Member of the Texas House of Representatives from the 77th district
- In office January 13, 2009 – January 9, 2017
- Preceded by: Paul Moreno
- Succeeded by: Evelina Ortega

Personal details
- Born: September 27, 1978 (age 47) Houston, Texas, US
- Party: Democratic
- Alma mater: University of Notre Dame (BA)
- Website: www.marisamarquez.com

= Marisa Marquez =

American politician

Marisa Marquez is a former Democratic member of the Texas House of Representatives, having served from 2009 until 2017. She did not seek re-election in 2016. In 2008, Marquez unseated Paul Moreno, the longest-serving Latino elected official in the United States.
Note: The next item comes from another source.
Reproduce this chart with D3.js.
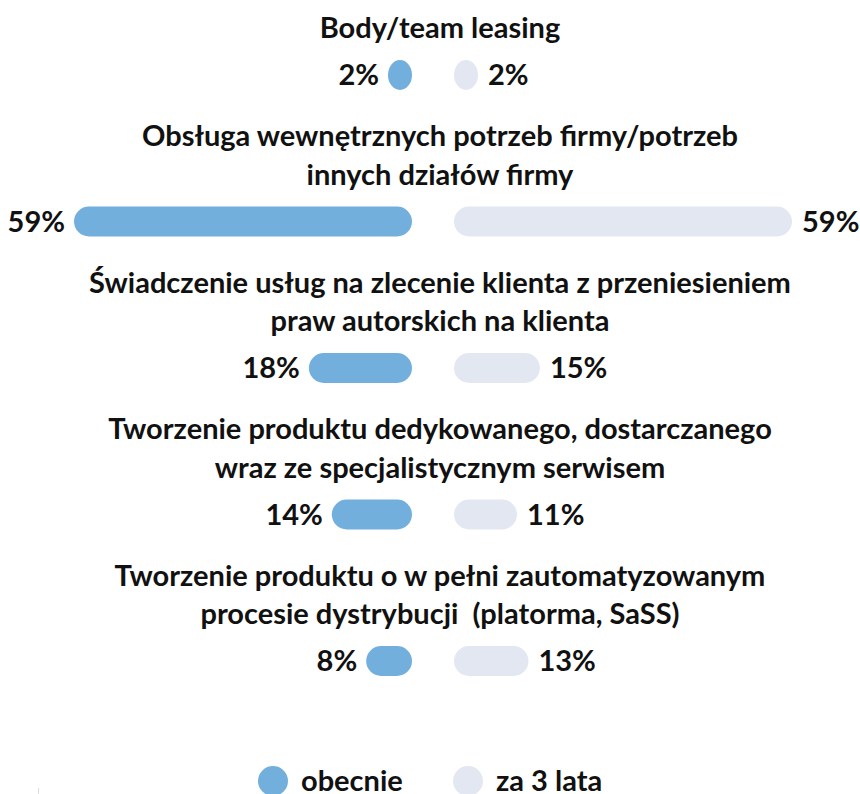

Moreno was considered the Conscience of the House for his tenure, over 40 years, and his outspoken personality. Marquez became the first woman ever to represent District 77 in the Texas House of Representatives and the second Latina ever elected from El Paso, Texas. She was also the first female Latino to serve on the Education Subcommittee of Appropriations and the first El Pasoan since 1958. During her appointment to the House Appropriations Committee, 83rd and 84th Legislative Session, she was the only Hispanic female on the Appropriations or Senate Finance Committee(s). Her accomplishments include creating the only county ethics commission in the state, statewide colonia reform and appropriating funding for the inaugural University of Texas at El Paso pharmacy school. Attacked for being a Republican by primary opponents, Marquez proved to be an effective and bipartisan legislator. She retired in 2017 and became a partner at FORMA Group LLC, a public affairs firm based out of El Paso.

Marquez was born in Houston, Texas. Her parents are from El Paso. Marquez and her parents moved back to El Paso. She received her bachelor's degree from University of Notre Dame. She served in AmeriCorps VISTA and worked in health care in El Paso prior to serving in the Legislature.